He had driven the cattle from their shelter and fixed his abode in hutches, stables and cowsheds.

The shell depôts seemed like pottery fields full of earthenware pitchers. Barges floated on the slimy water of the canal. Some carried food and guns: others served as hospital-boats.

From the movements of this heaving mass of beings and the creaking of their machinery, the panting of a giant seemed to issue forth and fill the silence. The whole scene suggested a sinister fair, a festival of war, a gathering of Bohemian clans and dancers of evil repute.

The nearer you got to Bray the more congested the country appeared to be. The motor-riding population held tyrannic sway over the roads, forcing the lowlier horse-wagons to drive across the fields. Little trollies running on rails clanked along pompously, showing great independence, hugging the ground with their small wheels, and their back loaded with millions of cartridges: in amongst the boxes some fellows were squatting, half asleep, proclaiming to the world in general the pleasure of being seated on something which does all the walking for you.

When I got above Chipilly, I beheld an extraordinary scene. An immense plain undulated there, covered with so many men, things and beasts, that over vast stretches the ground was no longer visible. Beyond the ruined tower which looks upon Etinehem lay land of a reddish-brown colour. I saw later that this colour was due to a great mass of horses closely pressed against each other. Every day they were brought to the muddy trough of the Somme to slake their thirst. The tracks were turned into sloughs, and the air was filled with an overpowering smell of sweat and manure.
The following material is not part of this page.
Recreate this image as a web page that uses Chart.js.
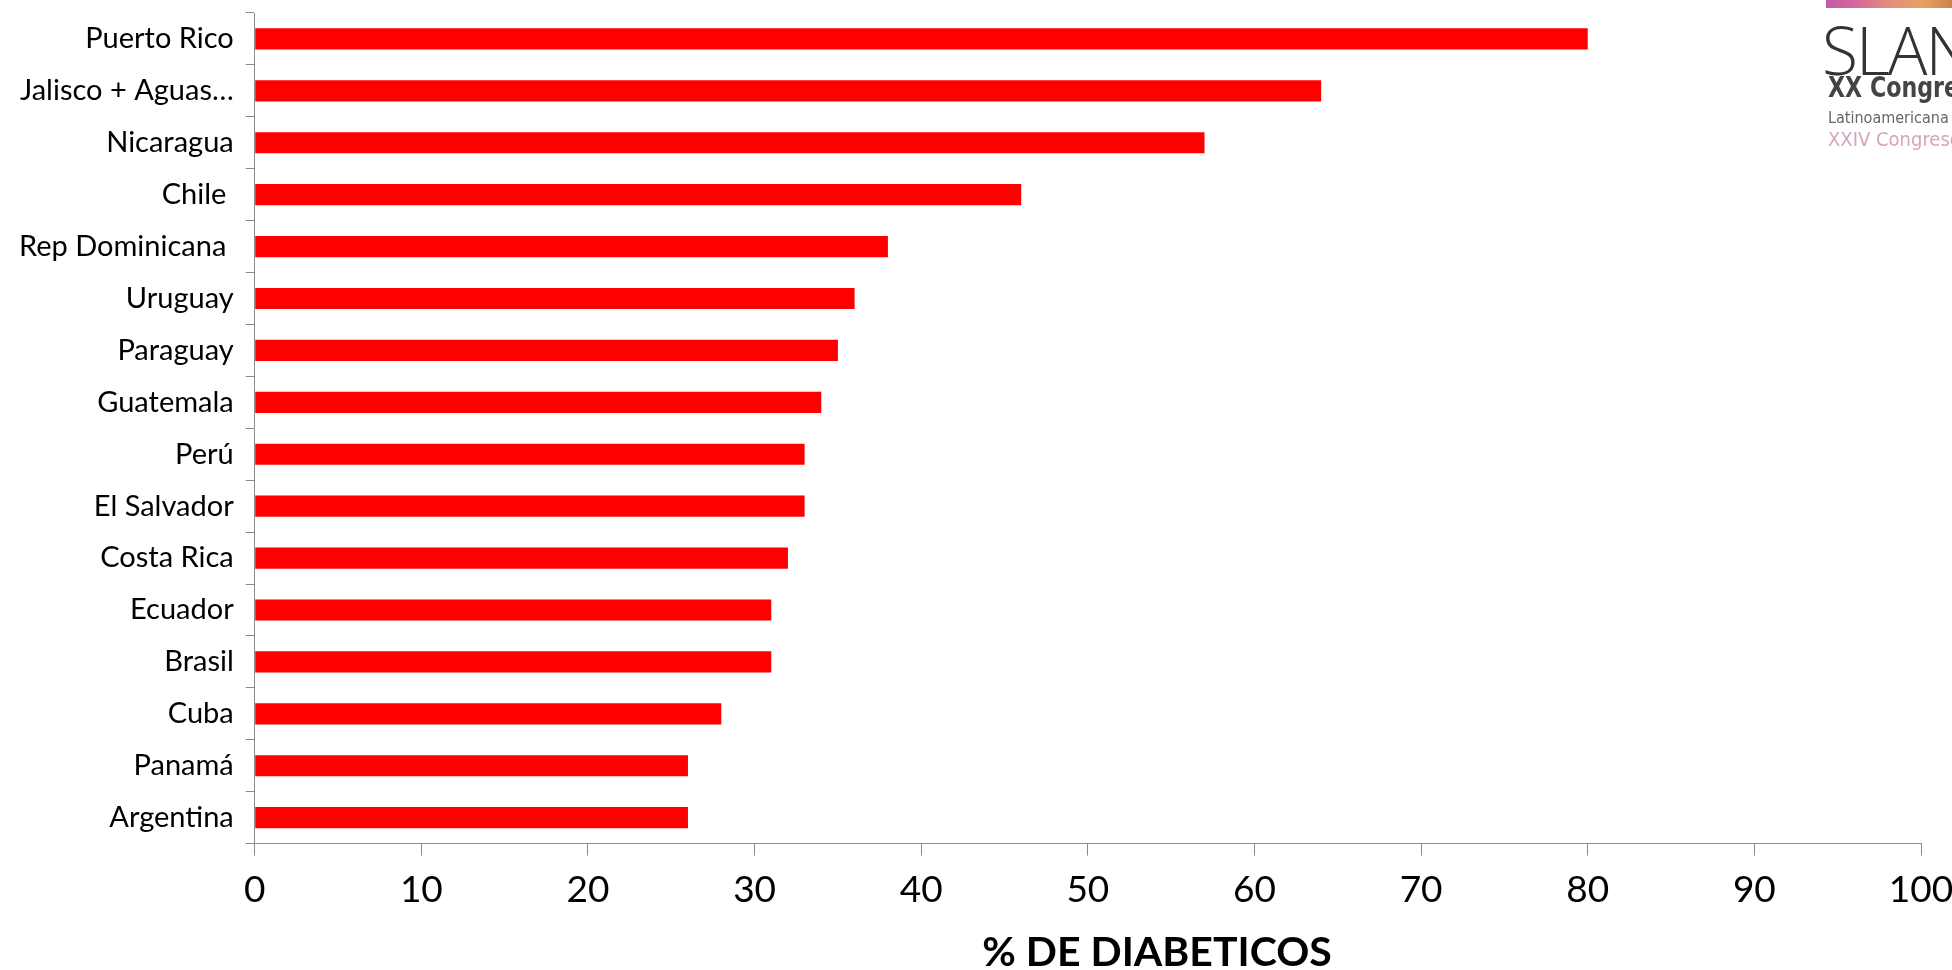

Then, towards the left, stood a veritable town of unbleached tents, whose top coverings were marked with large red crosses. Farther on, the ground sank down, only to curve up again suddenly towards the battlefield quivering on the horizon in a black fog. From different points a burst of discharging shells sent up white clouds, side by side, in quick succession, like rows of trees on the roadside. In the open sky more than thirty balloons formed a ring, giving one the impression of spectators interested in a brawl.

The Adjutant, pointing out the tents, said to me, “That’s Hill 80. You will see more wounded passing there than there are hairs on your head, and more blood flowing than the water in the canal. All those who are hit between Combles and Bouchavesnes are brought to Hill 80.”

I nodded, and we relapsed again into silence and reflection. The day gave out in the unclean air of the marshes. The English were firing their big cannon not far from us, and their roar crashed along the alignment like an enraged horse dashing blindly away. The horizon was so thick with guns that you could hear a continuous gurgle as of a huge cauldron in the tormenting grip of a furnace.

The Adjutant turned again to me. “Three of your brothers have been killed,” he said. “In one sense you are out of the business. You won’t be very badly off as a stretcher-bearer. In another it is unfortunate, but a good thing for you. It’s hard work, stretcher-bearing, but it’s better than the line. Don’t you think so?”

I said nothing. I thought of that devastated little valley where I had spent the first few weeks of the summer in front of the Plémont hill—the deadly hours I spent looking at the ruins of Lassigny between the torn and jagged poplars, and the apple-trees blighted with the horror on the edge of the chaotic road, and the repulsive shell-holes full of green slime and swarming with life, and the mute face of the Château de Plessier, and the commanding hill which a cosmic upheaval alone had made capable of giving rise to grim forebodings. There during long nights I had breathed the fetid air of the corpse-laden fields. In the most despairing loneliness I had been in turn terrified of death and longing for it. And then some one came along one day to tell me that “You can go back behind the lines. Your third brother has been killed.” And many of the men looked at me, seeming to think with the Adjutant, “Your third brother is dead. In a sense you are lucky.”